[14] Tavernier states that in Persian Armenia a man frequently lives with his wife ten years without ever hearing her voice or seeing her face. Of course she does not sleep with her veil over her face, but she is always careful to blow out the candle before she removes the veil, as she is to rise before daybreak in order to put it on again. (Tavernier 1:507.)

[15] Trowbridge, New Englander 33:1 ff.

[16] Paul Terzian, Catholic World 71:509.

[17] This statement is in contradiction to a previous statement that the body of the dead is merely wrapped in white cloth after it has been washed; (see page 60) the use of the white cloth is common among Gregorian Armenians.

[18] Paul Terzian, Catholic World 71:509 ff.

Chapter V

Summary

Such are the festivals treated in the second and last part of this thesis. Is it true that they form a vehicle of expression for the national sentiment created by the large mass of social material of which the legends of Part One are a considerable and important portion? Again it will be necessary to remind ourselves of the chief sentiments included within Armenian national sentiment, i.e., the sentiment of loyalty to the church, the sentiment of reverence amounting almost to worship for the ancient glory of the nation, and the sentiment of love for the country. It would be ridiculous to suppose that every festival was designed to give expression to some one of these sentiments. But that these sentiments are given very clear, very real outward expression in the great majority of the celebrations described, should be so evident at this point as to make further exposition unnecessary. In the summer Festival of Vartavar, the spring Festival of Mihr, Vartan’s Day, and in the consecration of the Katholikos there is the proud and reverent looking back to the times when Armenia was an independent nation; the festival ceremonies of the third group, baptism, betrothal, marriage, and funeral, though they are not positive expressions of the sentiments of loyalty to the church, are yet so completely interwoven with the church and dependent upon it that one is compelled to regard the feeling as something to be taken for granted, while in most of the festivals of the second group, Christmas, Easter, Maundy Thursday, and the Blessing of the Grapes especially, the sentiment is given a more positive expression. As for the sentiment of love for the country, that is identified especially with Vartavar and Vartan’s Day. It is evident, therefore, that each of these festivals and festival-ceremonies forms a medium more or less evident as the case may be, for the expression of one or more or all of the sentiments that make up Armenian national sentiment. Some of them are not to be classified as readily as this, as for example, the festival of Ascension morning, or Fortune-Telling Day, in which the dominant sentiment is one of romantic love, or in the Blessing of the Water, where the desire for a gain in health or wealth is the main psychological fact.
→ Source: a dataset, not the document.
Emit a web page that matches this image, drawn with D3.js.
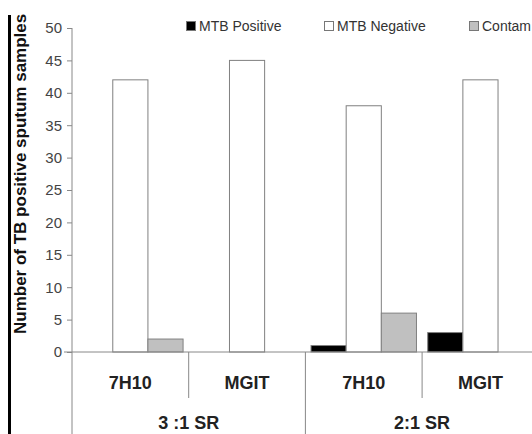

Each one of these festivals, however, is a great deal more than the putting into activity of some of the above sentiments. In many of them the play-instinct is clearly evident, while in a few such as Vartavar, the whole self, with all its sentiments, instincts, tendencies, and emotions, is given the fullest and most unrestrained freedom. A festival, if it is anything, is a letting loose of the reins; there is nothing to hinder, nothing to keep back, nothing to hide, nothing to fear, and the self reaches out in a higher consciousness of fullness and completeness of living. As such it would be the greatest of fallacies to suppose any one of the festivals to be restricted to a particular sentiment. Nevertheless, it is clear, that the festivals do constitute vehicles of expression for the sentiments that make up Armenian national sentiment.